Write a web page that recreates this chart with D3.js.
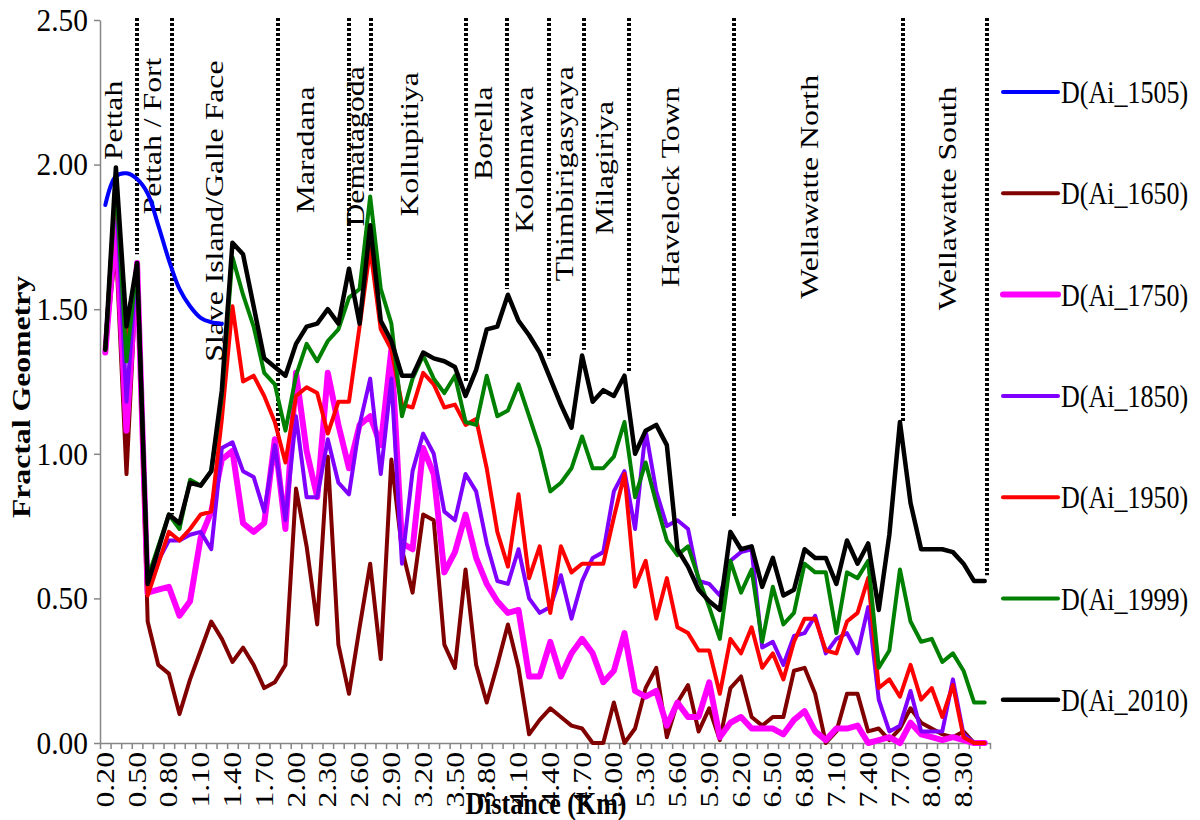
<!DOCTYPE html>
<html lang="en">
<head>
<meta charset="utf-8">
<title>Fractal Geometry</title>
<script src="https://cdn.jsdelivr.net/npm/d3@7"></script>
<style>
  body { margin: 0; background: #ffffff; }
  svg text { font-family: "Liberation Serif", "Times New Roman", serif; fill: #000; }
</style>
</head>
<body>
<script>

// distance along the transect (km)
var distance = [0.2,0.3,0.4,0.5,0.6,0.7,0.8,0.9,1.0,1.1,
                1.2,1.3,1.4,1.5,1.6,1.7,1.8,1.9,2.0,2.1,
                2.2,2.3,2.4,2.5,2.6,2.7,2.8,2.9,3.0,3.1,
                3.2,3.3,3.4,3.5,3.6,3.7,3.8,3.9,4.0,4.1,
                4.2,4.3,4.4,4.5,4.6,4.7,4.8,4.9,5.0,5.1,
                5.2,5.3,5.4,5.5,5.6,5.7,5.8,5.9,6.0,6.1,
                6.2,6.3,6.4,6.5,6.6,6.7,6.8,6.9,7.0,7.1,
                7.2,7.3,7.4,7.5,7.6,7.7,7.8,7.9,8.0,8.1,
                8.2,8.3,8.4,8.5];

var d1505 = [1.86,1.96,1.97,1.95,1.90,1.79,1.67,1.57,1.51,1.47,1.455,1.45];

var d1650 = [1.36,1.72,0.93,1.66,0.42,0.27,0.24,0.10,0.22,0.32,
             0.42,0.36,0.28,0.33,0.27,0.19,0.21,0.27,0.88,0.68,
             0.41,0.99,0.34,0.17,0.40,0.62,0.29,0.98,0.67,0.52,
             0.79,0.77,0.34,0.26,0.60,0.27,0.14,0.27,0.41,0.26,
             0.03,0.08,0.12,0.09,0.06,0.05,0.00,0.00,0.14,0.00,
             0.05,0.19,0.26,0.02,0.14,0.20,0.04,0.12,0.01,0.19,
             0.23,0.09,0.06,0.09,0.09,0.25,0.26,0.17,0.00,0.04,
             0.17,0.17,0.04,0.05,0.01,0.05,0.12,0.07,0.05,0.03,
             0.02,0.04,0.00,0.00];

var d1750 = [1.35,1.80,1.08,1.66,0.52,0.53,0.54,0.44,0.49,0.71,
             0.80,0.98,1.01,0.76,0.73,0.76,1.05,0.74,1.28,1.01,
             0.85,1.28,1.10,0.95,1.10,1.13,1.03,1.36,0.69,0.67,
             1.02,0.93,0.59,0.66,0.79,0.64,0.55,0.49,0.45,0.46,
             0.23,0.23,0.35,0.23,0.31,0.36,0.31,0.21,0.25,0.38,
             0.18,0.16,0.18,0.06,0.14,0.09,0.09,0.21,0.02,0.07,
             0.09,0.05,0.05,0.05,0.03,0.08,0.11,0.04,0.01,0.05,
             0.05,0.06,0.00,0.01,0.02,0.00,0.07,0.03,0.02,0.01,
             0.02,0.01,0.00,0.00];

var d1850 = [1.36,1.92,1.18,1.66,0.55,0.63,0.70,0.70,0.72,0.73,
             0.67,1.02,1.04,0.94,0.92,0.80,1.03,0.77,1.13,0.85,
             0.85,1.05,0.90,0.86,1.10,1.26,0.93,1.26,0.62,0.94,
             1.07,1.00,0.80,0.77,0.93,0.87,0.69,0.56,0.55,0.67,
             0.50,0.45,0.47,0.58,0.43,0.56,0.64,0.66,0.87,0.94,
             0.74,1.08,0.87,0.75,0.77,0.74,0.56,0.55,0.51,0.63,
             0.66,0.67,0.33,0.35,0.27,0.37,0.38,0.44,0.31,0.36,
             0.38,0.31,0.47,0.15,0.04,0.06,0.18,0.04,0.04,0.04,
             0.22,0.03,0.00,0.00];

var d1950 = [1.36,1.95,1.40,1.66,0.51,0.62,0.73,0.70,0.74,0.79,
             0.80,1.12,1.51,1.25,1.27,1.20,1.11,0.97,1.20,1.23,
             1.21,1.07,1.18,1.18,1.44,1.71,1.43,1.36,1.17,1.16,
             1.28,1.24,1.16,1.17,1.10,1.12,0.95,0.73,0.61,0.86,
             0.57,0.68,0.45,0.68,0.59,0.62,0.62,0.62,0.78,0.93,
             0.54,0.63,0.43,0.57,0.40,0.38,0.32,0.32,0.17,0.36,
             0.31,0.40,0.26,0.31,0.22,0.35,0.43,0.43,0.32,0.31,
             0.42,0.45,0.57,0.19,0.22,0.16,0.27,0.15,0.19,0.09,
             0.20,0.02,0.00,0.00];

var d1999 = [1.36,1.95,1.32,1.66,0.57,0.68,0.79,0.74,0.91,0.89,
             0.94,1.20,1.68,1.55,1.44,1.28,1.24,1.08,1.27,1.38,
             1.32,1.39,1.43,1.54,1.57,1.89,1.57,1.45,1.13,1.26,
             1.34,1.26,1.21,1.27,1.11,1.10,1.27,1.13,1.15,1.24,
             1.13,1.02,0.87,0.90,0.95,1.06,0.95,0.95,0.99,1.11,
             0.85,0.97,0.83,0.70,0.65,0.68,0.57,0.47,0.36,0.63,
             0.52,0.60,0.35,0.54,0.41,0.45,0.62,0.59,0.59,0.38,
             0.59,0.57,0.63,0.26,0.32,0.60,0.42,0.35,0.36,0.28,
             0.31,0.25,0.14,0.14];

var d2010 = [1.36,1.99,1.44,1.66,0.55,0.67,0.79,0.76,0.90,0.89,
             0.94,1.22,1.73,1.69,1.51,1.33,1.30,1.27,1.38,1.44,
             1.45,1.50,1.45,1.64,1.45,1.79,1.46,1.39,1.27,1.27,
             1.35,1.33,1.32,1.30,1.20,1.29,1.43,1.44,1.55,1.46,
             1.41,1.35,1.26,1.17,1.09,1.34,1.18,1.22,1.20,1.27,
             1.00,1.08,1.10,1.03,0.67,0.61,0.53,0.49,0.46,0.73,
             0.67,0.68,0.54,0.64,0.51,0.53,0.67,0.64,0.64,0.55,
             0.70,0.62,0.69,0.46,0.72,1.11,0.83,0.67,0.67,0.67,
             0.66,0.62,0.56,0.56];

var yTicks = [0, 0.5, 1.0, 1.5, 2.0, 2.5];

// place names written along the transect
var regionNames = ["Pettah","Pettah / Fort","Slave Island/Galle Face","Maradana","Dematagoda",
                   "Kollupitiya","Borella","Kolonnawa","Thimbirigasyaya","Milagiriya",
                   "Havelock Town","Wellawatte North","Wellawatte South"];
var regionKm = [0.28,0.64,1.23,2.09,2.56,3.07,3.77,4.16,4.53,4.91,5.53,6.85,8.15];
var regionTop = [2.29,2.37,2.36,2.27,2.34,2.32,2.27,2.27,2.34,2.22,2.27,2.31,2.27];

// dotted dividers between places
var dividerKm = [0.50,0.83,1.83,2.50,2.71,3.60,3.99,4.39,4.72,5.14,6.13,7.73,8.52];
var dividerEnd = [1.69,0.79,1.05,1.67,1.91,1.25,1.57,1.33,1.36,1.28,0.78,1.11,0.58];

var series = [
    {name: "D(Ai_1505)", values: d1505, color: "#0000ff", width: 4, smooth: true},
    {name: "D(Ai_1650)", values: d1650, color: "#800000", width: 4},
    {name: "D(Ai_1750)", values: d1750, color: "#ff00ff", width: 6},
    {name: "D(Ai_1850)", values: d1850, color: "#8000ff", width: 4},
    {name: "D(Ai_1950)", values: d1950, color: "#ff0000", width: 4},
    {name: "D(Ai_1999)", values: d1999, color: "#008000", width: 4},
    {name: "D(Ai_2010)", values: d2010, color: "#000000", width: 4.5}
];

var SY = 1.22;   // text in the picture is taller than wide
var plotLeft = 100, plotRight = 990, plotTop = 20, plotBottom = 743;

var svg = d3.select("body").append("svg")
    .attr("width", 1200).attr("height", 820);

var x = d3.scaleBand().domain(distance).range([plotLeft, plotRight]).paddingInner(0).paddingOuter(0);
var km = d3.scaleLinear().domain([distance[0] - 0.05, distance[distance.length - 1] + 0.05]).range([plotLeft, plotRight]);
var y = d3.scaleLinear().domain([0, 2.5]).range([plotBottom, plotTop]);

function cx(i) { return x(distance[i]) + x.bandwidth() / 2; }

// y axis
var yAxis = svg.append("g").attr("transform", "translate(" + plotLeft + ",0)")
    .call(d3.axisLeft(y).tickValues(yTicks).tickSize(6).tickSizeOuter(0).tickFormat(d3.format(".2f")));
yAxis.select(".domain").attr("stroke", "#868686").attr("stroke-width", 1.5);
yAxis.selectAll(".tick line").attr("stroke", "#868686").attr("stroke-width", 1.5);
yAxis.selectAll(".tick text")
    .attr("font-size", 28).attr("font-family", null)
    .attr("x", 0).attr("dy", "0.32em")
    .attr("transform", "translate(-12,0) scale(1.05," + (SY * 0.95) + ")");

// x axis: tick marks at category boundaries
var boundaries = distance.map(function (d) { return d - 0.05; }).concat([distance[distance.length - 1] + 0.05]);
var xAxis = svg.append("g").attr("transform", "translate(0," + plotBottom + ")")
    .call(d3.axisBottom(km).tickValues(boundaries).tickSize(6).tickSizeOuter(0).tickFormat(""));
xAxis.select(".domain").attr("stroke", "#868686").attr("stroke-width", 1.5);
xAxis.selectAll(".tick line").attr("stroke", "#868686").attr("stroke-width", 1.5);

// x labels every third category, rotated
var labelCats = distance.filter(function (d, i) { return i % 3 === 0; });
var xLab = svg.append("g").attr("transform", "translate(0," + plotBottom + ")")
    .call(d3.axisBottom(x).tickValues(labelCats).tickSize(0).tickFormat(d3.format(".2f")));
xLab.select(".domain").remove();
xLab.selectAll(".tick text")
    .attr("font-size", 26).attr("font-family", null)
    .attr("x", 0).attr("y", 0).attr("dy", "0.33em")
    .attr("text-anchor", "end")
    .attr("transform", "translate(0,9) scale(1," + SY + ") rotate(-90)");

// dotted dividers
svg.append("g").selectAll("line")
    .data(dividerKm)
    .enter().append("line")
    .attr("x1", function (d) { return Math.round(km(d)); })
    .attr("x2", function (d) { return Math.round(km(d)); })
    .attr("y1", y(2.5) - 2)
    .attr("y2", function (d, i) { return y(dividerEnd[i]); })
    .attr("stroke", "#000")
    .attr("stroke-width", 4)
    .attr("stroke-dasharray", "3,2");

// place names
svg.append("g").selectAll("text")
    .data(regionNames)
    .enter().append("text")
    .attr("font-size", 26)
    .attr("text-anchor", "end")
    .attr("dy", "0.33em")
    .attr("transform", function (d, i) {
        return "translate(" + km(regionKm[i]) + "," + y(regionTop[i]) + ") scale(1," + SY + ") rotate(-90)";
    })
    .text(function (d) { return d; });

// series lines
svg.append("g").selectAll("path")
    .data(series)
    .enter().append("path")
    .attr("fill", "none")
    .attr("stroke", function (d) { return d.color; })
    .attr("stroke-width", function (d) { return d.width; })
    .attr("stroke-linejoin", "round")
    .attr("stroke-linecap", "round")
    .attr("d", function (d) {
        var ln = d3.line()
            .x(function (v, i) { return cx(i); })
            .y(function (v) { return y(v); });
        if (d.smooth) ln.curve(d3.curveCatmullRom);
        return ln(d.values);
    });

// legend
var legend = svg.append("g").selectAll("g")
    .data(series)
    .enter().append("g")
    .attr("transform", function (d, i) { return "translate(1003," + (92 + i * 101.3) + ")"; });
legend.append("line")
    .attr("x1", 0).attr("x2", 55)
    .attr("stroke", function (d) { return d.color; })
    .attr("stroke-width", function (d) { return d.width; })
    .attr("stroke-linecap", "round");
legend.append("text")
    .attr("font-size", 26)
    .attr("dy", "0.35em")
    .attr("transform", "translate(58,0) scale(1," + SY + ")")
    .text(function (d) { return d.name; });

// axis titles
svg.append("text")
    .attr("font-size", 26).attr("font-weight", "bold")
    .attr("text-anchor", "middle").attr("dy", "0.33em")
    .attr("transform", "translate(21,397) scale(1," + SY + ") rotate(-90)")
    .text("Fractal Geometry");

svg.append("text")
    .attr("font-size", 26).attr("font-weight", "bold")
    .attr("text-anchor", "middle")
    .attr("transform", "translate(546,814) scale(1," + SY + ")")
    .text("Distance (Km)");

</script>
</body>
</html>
--------------------------------------------------
PROBLEM REQUIREMENTS -
Skip the pictures and restate exactly the lines from the beginning of the listing to the line with "0.02,0.04,0.00,0.00];", that line included.

RESULT OF THIS EXERCISE -
Write a web page that recreates this chart with D3.js.
<!DOCTYPE html>
<html lang="en">
<head>
<meta charset="utf-8">
<title>Fractal Geometry</title>
<script src="https://cdn.jsdelivr.net/npm/d3@7"></script>
<style>
  body { margin: 0; background: #ffffff; }
  svg text { font-family: "Liberation Serif", "Times New Roman", serif; fill: #000; }
</style>
</head>
<body>
<script>

// distance along the transect (km)
var distance = [0.2,0.3,0.4,0.5,0.6,0.7,0.8,0.9,1.0,1.1,
                1.2,1.3,1.4,1.5,1.6,1.7,1.8,1.9,2.0,2.1,
                2.2,2.3,2.4,2.5,2.6,2.7,2.8,2.9,3.0,3.1,
                3.2,3.3,3.4,3.5,3.6,3.7,3.8,3.9,4.0,4.1,
                4.2,4.3,4.4,4.5,4.6,4.7,4.8,4.9,5.0,5.1,
                5.2,5.3,5.4,5.5,5.6,5.7,5.8,5.9,6.0,6.1,
                6.2,6.3,6.4,6.5,6.6,6.7,6.8,6.9,7.0,7.1,
                7.2,7.3,7.4,7.5,7.6,7.7,7.8,7.9,8.0,8.1,
                8.2,8.3,8.4,8.5];

var d1505 = [1.86,1.96,1.97,1.95,1.90,1.79,1.67,1.57,1.51,1.47,1.455,1.45];

var d1650 = [1.36,1.72,0.93,1.66,0.42,0.27,0.24,0.10,0.22,0.32,
             0.42,0.36,0.28,0.33,0.27,0.19,0.21,0.27,0.88,0.68,
             0.41,0.99,0.34,0.17,0.40,0.62,0.29,0.98,0.67,0.52,
             0.79,0.77,0.34,0.26,0.60,0.27,0.14,0.27,0.41,0.26,
             0.03,0.08,0.12,0.09,0.06,0.05,0.00,0.00,0.14,0.00,
             0.05,0.19,0.26,0.02,0.14,0.20,0.04,0.12,0.01,0.19,
             0.23,0.09,0.06,0.09,0.09,0.25,0.26,0.17,0.00,0.04,
             0.17,0.17,0.04,0.05,0.01,0.05,0.12,0.07,0.05,0.03,
             0.02,0.04,0.00,0.00];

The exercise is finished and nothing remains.